N’en déplaise à ces nouveaux pharisiens, mais je soutiens que les marchés de l’IE donnent de l’opportunité et de l’emploi aux nationaux authentiquement diplômés dans cette discipline avant de profiter aux étrangers. L’esprit gérontocratique, le jeunisme, le clientélisme…bref les conflits de génération et le complexe d’infériorité que la France a su éviter dans l’IE ne doivent pas être nos plaies ici au Sénégal. De vrais experts de l’IE sont présents dans ce pays, sauf à nier le sens des diplômes authentiques.

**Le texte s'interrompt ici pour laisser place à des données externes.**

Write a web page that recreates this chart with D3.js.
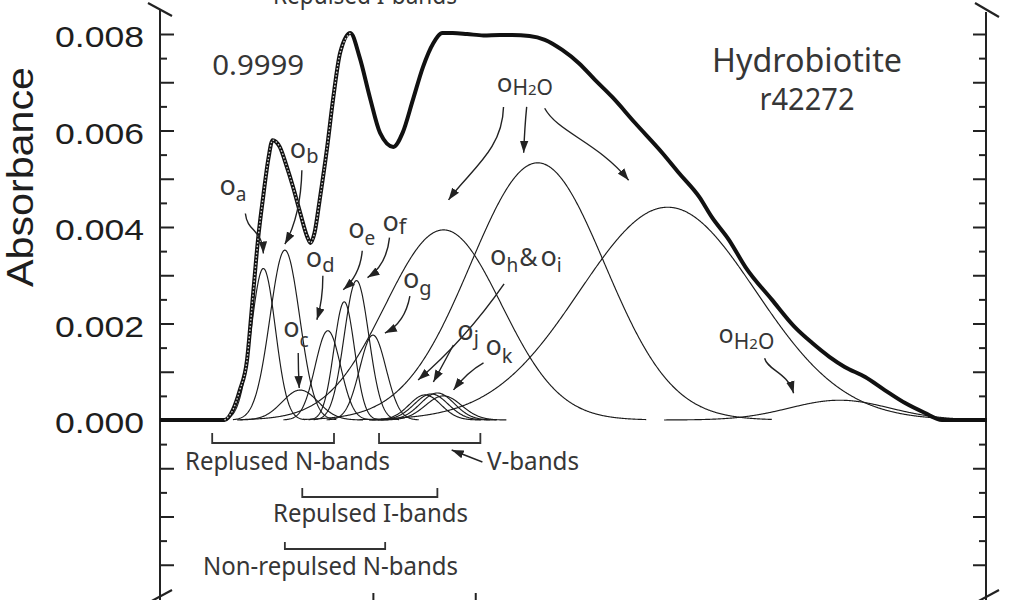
<!DOCTYPE html>
<html><head><meta charset="utf-8">
<script src="https://cdn.jsdelivr.net/npm/d3@7"></script>
<style>
body{margin:0;background:#fff;}
svg{display:block;}
</style>
</head><body>
<svg id="c" width="1024" height="600"></svg>
<script>
// ---------- DATA ----------
// measured spectrum (wavenumber, cm-1) and absorbance
const envWavenumber = [3808,3745,3737,3730,3723,3718,3712,3707,3702,3698,3691,3684,3678,3671,3664,3661,3657,3652,3645,3639,3632,3622,3613,3603,3593,3580,3571,3561,3551,3541,3532,3522,3508,3492,3476,3464,3447,3432,3415,3399,3383,3366,3344,3317,3301,3281,3269,3252,3236,3210,3188,3171,3154,3139,3119,3100,3080,3061,3044,3000];
const envAbsorbance = [0,0,0.0002,0.00062,0.00124,0.00238,0.00379,0.00466,0.00543,0.0058,0.00566,0.00524,0.00483,0.00429,0.00379,0.00367,0.00388,0.00456,0.0056,0.00663,0.00761,0.00802,0.00752,0.00669,0.00595,0.00566,0.00595,0.00663,0.00732,0.00781,0.00802,0.00802,0.008,0.00797,0.00798,0.00798,0.00796,0.00788,0.00767,0.0074,0.00705,0.00669,0.00616,0.00553,0.00512,0.00462,0.00421,0.00373,0.00317,0.00249,0.00193,0.0016,0.00131,0.0011,0.00089,0.00062,0.00035,0.00015,0,0];
// fitted bands
const bandNames   = ["oa","ob","oc","od","oe","of","og","oh","oi","oj","ok","oH2O","oH2O","oH2O","oH2O"];
const bandCenters = [3707,3686,3671,3644,3628,3616,3600,3549,3543,3537,3531,3531,3439,3312,3144];
const bandHeights = [0.00314,0.00352,0.00062,0.00185,0.00245,0.00289,0.00176,0.00052,0.00054,0.00056,0.00050,0.00394,0.00533,0.00441,0.00041];
const bandWidths  = [11.7,14.5,17.6,12.4,10.0,12.0,12.9,15.6,16.6,16.6,17.6,56.7,65.5,86,49];
// axis ticks
const yLabelTicks = [0,0.002,0.004,0.006,0.008];
const yMajorTicks = [-0.003,-0.002,-0.001,0,0.001,0.002,0.003,0.004,0.005,0.006,0.007,0.008];
const yMinorTicks = [-0.0025,-0.0015,-0.0005,0.0005,0.0015,0.0025,0.0035,0.0045,0.0055,0.0065,0.0075];
const xTicks = [3600,3500];
// band groups (wavenumber ranges)
const groupNames = ["Replused N-bands","V-bands","Repulsed I-bands","Non-repulsed N-bands"];
const groupStart = [3757,3594,3669,3686];
const groupEnd   = [3638,3495,3537,3588];

// ---------- LAYOUT ----------
const W = 1024, H = 600;
const svg = d3.select("#c");
const x = d3.scaleLinear().domain([3808,3000]).range([160,987]);
const y = d3.scaleLinear().domain([0,0.008]).range([420,34]);
const ink = "#222", txt = "#363636";
const annoFont = "'Noto Sans', 'Open Sans', sans-serif";

// arrow marker
svg.append("defs").append("marker")
  .attr("id","ah").attr("viewBox","0 -5 12 10").attr("refX",12).attr("refY",0)
  .attr("markerWidth",12).attr("markerHeight",10).attr("markerUnits","userSpaceOnUse")
  .attr("orient","auto")
  .append("path").attr("d","M0,-4.2L12,0L0,4.2Z").attr("fill",ink);

// ---------- AXES ----------
const axL = 160, axR = 986;
const yTop = y(0.0085);
svg.append("line").attr("x1",axL).attr("x2",axL).attr("y1",yTop).attr("y2",H).attr("stroke",ink).attr("stroke-width",2);
svg.append("line").attr("x1",axR).attr("x2",axR).attr("y1",yTop+2).attr("y2",H).attr("stroke",ink).attr("stroke-width",2);

function tickG(xpos, fn, vals, size){
  svg.append("g").attr("transform",`translate(${xpos},0)`)
    .call(fn(y).tickValues(vals).tickSize(size).tickFormat(""))
    .call(g=>g.select(".domain").remove())
    .selectAll("line").attr("stroke",ink).attr("stroke-width",2);
}
tickG(axL, d3.axisRight, yMajorTicks, 14);
tickG(axL, d3.axisRight, yMinorTicks, 7);
tickG(axR, d3.axisLeft, yMajorTicks, 13);
tickG(axR, d3.axisLeft, yMinorTicks, 7);

svg.append("g").attr("transform",`translate(${axL},0)`)
  .call(d3.axisLeft(y).tickValues(yLabelTicks).tickSize(0).tickPadding(16).tickFormat(d3.format(".3f")))
  .call(g=>g.select(".domain").remove())
  .selectAll("text")
  .attr("font-family","'Liberation Sans', Arial, sans-serif").attr("font-size",30)
  .attr("dy","0.42em").attr("fill","#1e1e1e")
  .attr("textLength",89).attr("lengthAdjust","spacingAndGlyphs");

// bottom x-axis (only tick stubs visible)
svg.append("g").attr("transform","translate(0,606)")
  .call(d3.axisTop(x).tickValues(xTicks).tickSize(13).tickFormat(""))
  .call(g=>g.select(".domain").remove())
  .selectAll("line").attr("stroke",ink).attr("stroke-width",2);

// axis break marks
[[148,3,172,16],[975,3,999,17],[148,603,172,590],[975,603,999,590]].forEach(b=>{
  svg.append("line").attr("x1",b[0]).attr("y1",b[1]).attr("x2",b[2]).attr("y2",b[3])
    .attr("stroke",ink).attr("stroke-width",2.2);
});

svg.append("text").attr("transform",`translate(33,177) rotate(-90)`)
  .attr("text-anchor","middle").attr("font-family","'Liberation Sans', Arial, sans-serif")
  .attr("font-size",36).attr("fill","#1e1e1e")
  .attr("textLength",220).attr("lengthAdjust","spacingAndGlyphs")
  .text("Absorbance");

// ---------- BANDS ----------
const line = d3.line().x(d=>x(d[0])).y(d=>y(d[1]));
function bandVal(i,w){ const z=(w-bandCenters[i])/bandWidths[i]; return bandHeights[i]*Math.exp(-0.5*z*z); }
const [wMax, wMin] = x.domain();
const bandG = svg.append("g");
bandCenters.forEach((c,i)=>{
  const s = bandWidths[i];
  const pts = d3.range(Math.min(wMax, c+3.5*s), Math.max(wMin, c-3.5*s), -0.5).map(w=>[w,bandVal(i,w)]);
  bandG.append("path").attr("d",line(pts)).attr("fill","none")
    .attr("stroke","#1c1c1c").attr("stroke-width",1.15);
});

// ---------- ENVELOPE ----------
const env = envWavenumber.map((w,i)=>[w,envAbsorbance[i]]);
const envLine = d3.line().x(d=>x(d[0])).y(d=>y(d[1])).curve(d3.curveMonotoneX);
svg.append("path").attr("d",envLine(env)).attr("fill","none")
  .attr("stroke","#111").attr("stroke-width",4).attr("stroke-linejoin","round");
// fitted sum, visible as dotted overlay on the left part
svg.append("path").attr("d",envLine(env.filter(d=>d[0]>=3620 && d[0]<=3746))).attr("fill","none")
  .attr("stroke","#d0d0d0").attr("stroke-width",1.4).attr("stroke-dasharray","1.6 1.9");

// ---------- ANNOTATIONS ----------
const peak = i => [x(bandCenters[i]), y(bandHeights[i])];
const bandNotes = [
 {at:0, pos:[-44,-73], parts:[["o",27,0],["a",19,6]], arrows:[{to:0, pts:[[-18,-55],[-16,-36],[-1,-40],[0,-15]]}]},
 {at:1, pos:[5,-92], parts:[["o",27,0],["b",20,5]], arrows:[{to:1, pts:[[17,-80],[16,-35],[0,-6]]}]},
 {at:2, pos:[-17,-53], parts:[["o",27,0],["c",19,10]], arrows:[{to:2, pts:[[-2,-37],[-2,-20],[-1,-2]]}]},
 {at:3, pos:[-22,-64], parts:[["o",27,0],["d",20,5]], arrows:[{to:3, pts:[[-5,-55],[-5,-30],[-11,-11]]}]},
 {at:4, pos:[4,-64], parts:[["o",27,0],["e",19,7]], arrows:[{to:4, pts:[[18,-51],[16,-27],[-1,-12]]}]},
 {at:5, pos:[26,-50], parts:[["o",27,0],["f",22,3]], arrows:[{to:5, pts:[[33,-43],[30,-15],[11,-3]]}]},
 {at:6, pos:[30,-47], parts:[["o",27,0],["g",20,7]], arrows:[{to:6, pts:[[37,-39],[32,-12],[12,-2]]}]},
 {at:7, pos:[65,-130], parts:[["o",27,0],["h",19,7],["&",25,1,1],["o",27,1,3],["i",19,7]], arrows:[{to:7, pts:[[79,-111],[40,-55],[-7,-15]]}]},
 {at:9, pos:[20,-53], parts:[["o",27,0],["j",20,5]], arrows:[{to:9, pts:[[16,-48],[8,-33],[-4,-11]]}]},
 {at:10, pos:[42,-41], parts:[["o",27,0],["k",20,8]], arrows:[{to:10, pts:[[40,-33],[24,-24],[10,-6]]}]},
 {at:12, pos:[-41,-71], parts:[["o",26,0],["H",21,3],["2",15,3],["O",21,3]], arrows:[
    {to:11, pts:[[60,-123],[59,-80],[27,-60],[5,-30]]},
    {to:12, pts:[[-11,-56],[-13,-36],[-14,-10]]},
    {to:13, pts:[[-123,-99],[-110,-75],[-70,-65],[-39,-27]]}]},
 {at:14, pos:[-121,-57], parts:[["o",25,0],["H",21,6],["2",15,6],["O",21,6]], arrows:[{to:14, pts:[[-75,-42],[-72,-30],[-52,-28],[-46,-7]]}]}
];
const annoG = svg.append("g");
bandNotes.forEach(n=>{
  const p = peak(n.at);
  const t = annoG.append("text").attr("x",p[0]+n.pos[0]).attr("y",p[1]+n.pos[1])
    .attr("font-family",annoFont).attr("fill",txt);
  let prev = 0;
  n.parts.forEach(pt=>{
    t.append("tspan").attr("font-size",pt[1]).attr("dy",pt[2]-prev).attr("dx",pt[3]||0).text(pt[0]);
    prev = pt[2];
  });
  n.arrows.forEach(a=>{
    const q = peak(a.to);
    const P = a.pts.map(d=>[q[0]+d[0], q[1]+d[1]]);
    const d = P.length===3
      ? `M${P[0]}Q${P[1]} ${P[2]}`
      : `M${P[0]}C${P[1]} ${P[2]} ${P[3]}`;
    annoG.append("path").attr("d",d).attr("fill","none").attr("stroke",ink)
      .attr("stroke-width",1.4).attr("marker-end","url(#ah)");
  });
});

// fit quality & sample
svg.append("text").attr("x",x(3757)).attr("y",75).attr("font-family",annoFont)
  .attr("font-size",27).attr("fill",txt).attr("textLength",92).attr("lengthAdjust","spacingAndGlyphs").text("0.9999");
svg.append("text").attr("x",807).attr("y",72).attr("text-anchor","middle").attr("font-family",annoFont)
  .attr("font-size",32).attr("fill",txt).attr("textLength",190).attr("lengthAdjust","spacingAndGlyphs").text("Hydrobiotite");
svg.append("text").attr("x",807).attr("y",110).attr("text-anchor","middle").attr("font-family",annoFont)
  .attr("font-size",31).attr("fill",txt).attr("textLength",95).attr("lengthAdjust","spacingAndGlyphs").text("r42272");

// band-group brackets
const bracketY = [443,443,497,549], bracketH = [10,10,9,7];
const groupText = [[185,470,205],[487,470,92],[273,522,195],[203,575,255]];
groupNames.forEach((g,i)=>{
  const x0 = x(groupStart[i]), x1 = x(groupEnd[i]), yb = bracketY[i];
  svg.append("path").attr("d",`M${x0},${yb-bracketH[i]}V${yb}H${x1}V${yb-bracketH[i]}`)
    .attr("fill","none").attr("stroke","#333").attr("stroke-width",1.8);
  svg.append("text").attr("x",groupText[i][0]).attr("y",groupText[i][1]).attr("font-family",annoFont)
    .attr("font-size",25).attr("fill",txt).attr("textLength",groupText[i][2]).attr("lengthAdjust","spacingAndGlyphs").text(g);
});
// V-bands pointer
svg.append("path").attr("d",`M${x(3493)},462L${x(3523)},450`).attr("fill","none")
  .attr("stroke",ink).attr("stroke-width",1.4).attr("marker-end","url(#ah)");
// label cropped at top of figure (as in the source figure)
svg.append("text").attr("x",273).attr("y",4).attr("font-family",annoFont)
  .attr("font-size",25).attr("fill",txt).attr("textLength",184).attr("lengthAdjust","spacingAndGlyphs").text("Repulsed I-bands");
</script>
</body></html>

Des jeunes brillants, des frais émoulus de l’IE qui souhaitent être mis à contribution, mais que certains « esprits ringards» méprisent par mille complexes. Ces jeunes sénégalais déjà diplômés de l’IE devraient être priorisés dans la consultance, la formation, et demain dans la mise en place d’un dispositif public, parce qu’ils appréhendent mieux que les autres nos réalités politiques, culturelles et socioéconomique. Connaissant déjà le Recto et le Verso de l’IE, ils savent mieux et avec plus de patriotisme comment appliquer et contextualiser ce nouveau concept au Sénégal, leur terre natale. Ils savent mieux que les « nouveaux exportateurs du vent de l’IE » comment marier la Téranga sénégalaise avec les reliefs de cette nouvelle fonction, eu égard aux enjeux de souveraineté qu’elle recèle. Ces jeunes ne sont ni dans les naïvetés sénégalaises ni dans le mélange des genres. Ils savent bien où commence et s’arrête l’IE face aux ténèbres de l’espionnage et des Services Spéciaux. Ils ont été à bonne école. Ce plaidoyer pour les jeunes diplômés de l’IE est d’autant plus légitime que l’IE demeure fondamentalement une affaire civile de compétence nationale. Et qu’est-ce que le patriotisme économique si l’on sous estime déjà ses propres ressources humaines et nourrit de terribles complexes devant de « nouveaux maîtres à penser », des prédateurs de grands chemins ???
Alioune badara seck ([email protected])
Well said.
Rédigé par : Rosalba | 25 avril 2009 à 07:10
Article trés pertinent d'autant plus que l'auteur parle en connaissance de cause. En effet, nous sommes beaucoup en France et ailleurs à suivre des cursus en IE notamment en 2ème et 3ème cycle et l'on ne cesse de vouloir nous rabâcher une idée qui ne repose sur aucun fondement scientifique et qui voudrait que l'IE ne soit pas applicable dans les pays en voie de développement.
Mais force est de reconnaître que notre retard dans le domaine technologique eut être fortement compensé par notre potentiel humain difficilement égalable.
Maintenant, ABS l'a dit: L'IE c'est d'abord une affaire d'Etat. Et tant que nos dirigeants ne feront pas preuve de volonté politique, il ne servira à rien de discourir sur l'intelligentia qui doit venir pratiquer l'IE... Le patriotisme ne doit pas seulement être l'affaire des jeunes ou du sénégalais moyen mais l'affaire de tous! Et dans ce sens, j'attends de voir l'accueil qui sera réservé à l'école panafricaine d'IE qui fera sa rentrée en 2010. Initiative à encourager et que je salue fortement au passage.